En otra parte de su discurso agregó que ahora es posible crear “proyectos innovadores y de gran alcance en áreas prioritarias, como la integración financiera y energética, mejoría de infraestructura, conexiones viales y ferroviarias, cooperación en políticas sociales y educativas”. Ocurrió, dijo, “lo que parecía imposible”.

Lula también habló de la creación de un banco regional y de una moneda común para todos los países miembros. No sabemos si hablaba del Banco del Sur o de una nueva entidad. Además, invitó al resto de América Latina a incorporarse a la Unión.

Sobra decir que el principal beneficiario de cualquier proceso de unión latinoamericana será Brasil, por su desarrollo económico. Es la primera economía de toda América Latina y la novena a escala mundial. Sus grandes empresas, vinculadas al resto de las transnacionales del mundo, están en capacidad de aprovechar mejor que ninguna otra las nuevas circunstancias que se crean con Unasur.

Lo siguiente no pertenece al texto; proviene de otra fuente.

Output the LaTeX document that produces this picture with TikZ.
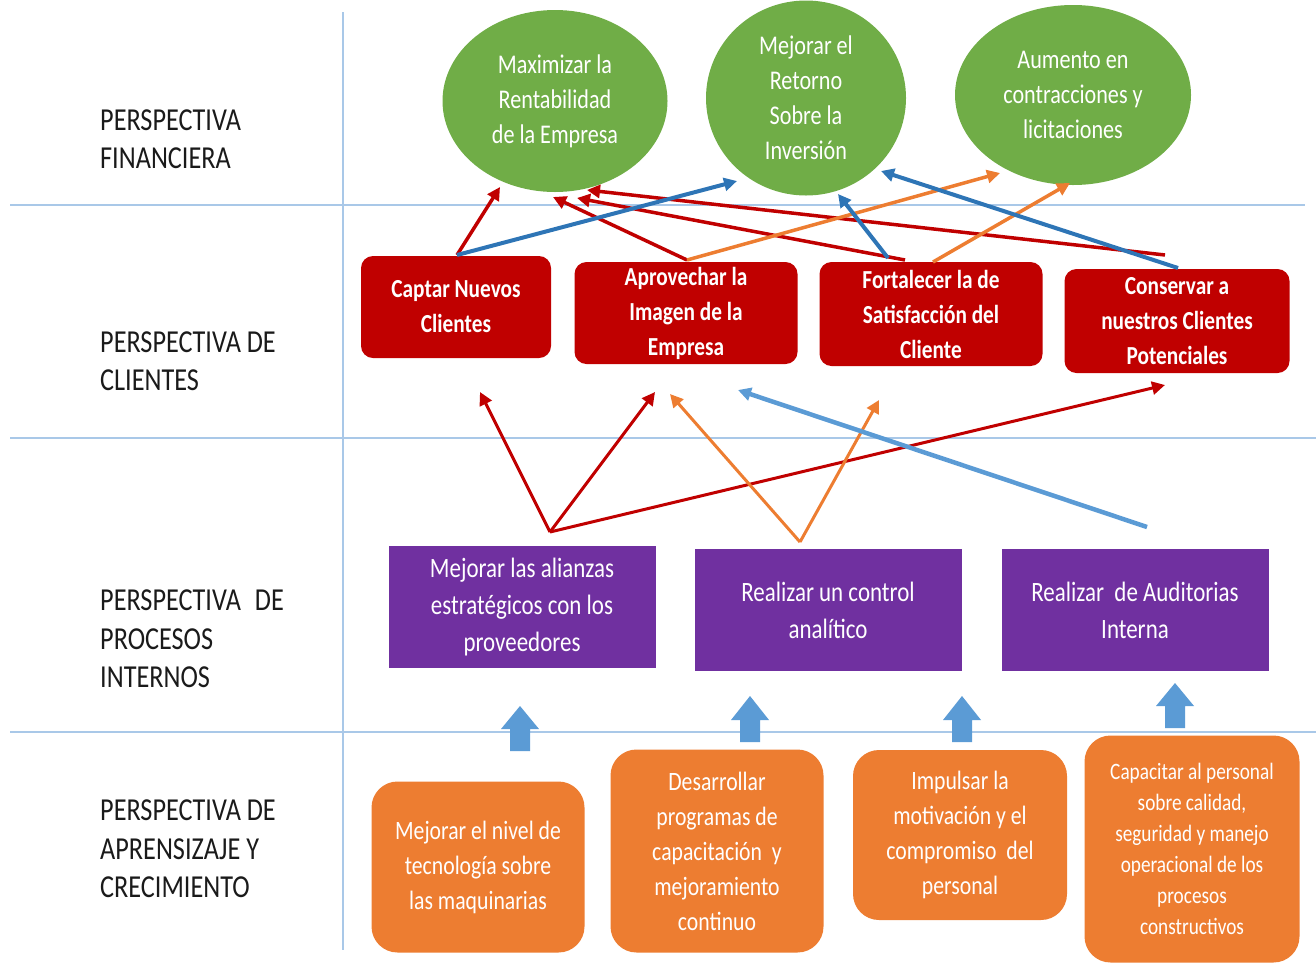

Me parece que no es ocioso recordar que el primero en promover la idea de una América del Sur unida no es Lula, sino del presidente Hugo Chávez, que dio los pasos necesarios para lograrla. No obstante, es el gobierno de Brasil el que está en mejores condiciones de llevar a cabo esa unión.

Otro elemento significativo e importante de esa Cumbre fue el apoyo de todos los mandatarios presentes –con excepción de Colombia, desde luego– a la creación de un Consejo de Defensa regional. ¿Qué significa un Consejo de Defensa Suramericano? ¿Es acaso que once de las doce naciones se separan del Tratado Interamericano de Asistencia Recíproca (TIAR) y de la Junta Interamericana de Defensa (JID) o pretenden convivir con esas organizaciones militares creadas por Estados Unidos? Recordemos que, cuando la Guerra de las Malvinas, el gobierno de Ronald Reagan se olvidó del TIAR y apoyó a Gran Bretaña contra Argentina.

Hace ya algún tiempo, los ejércitos de Brasil y Argentina estudiaron planes comunes para enfrentar la invasión de “fuerzas extraterritoriales” interesadas en adueñarse de los recursos naturales de los dos países. Destacados militares brasileños han estado promoviendo la creación de un ejército regional, que ahora podría hacerse realidad. Creo que no es necesario decir cuál sería esa “fuerza extraterritorial”.

Acontecimientos como estos no hubieran sido posibles –ni siquiera soñarlos– hace pocos años. Pero ocurren ahora por dos razones: el surgimiento de gobiernos revolucionarios y nacionalistas en América Latina y el debilitamiento de Estados Unidos como imperio. Pero también, por el interés de Brasil de convertirse en la potencia hegemónica regional.

¿Pasará América Latina de un control hegemónico a otro? ¿Está Estados Unidos en condiciones de revertir los cambios que tienen lugar? ¿Hasta dónde están dispuestos a llegar los gobiernos de América del Sur y los que sustituyan a los actuales?

Cabría hacer otras muchas preguntas, como: ¿son estos los estremecimientos de un cambio de época en la región o sólo de una época de cambios? ¿Tienen ustedes respuesta? No. Yo tampoco.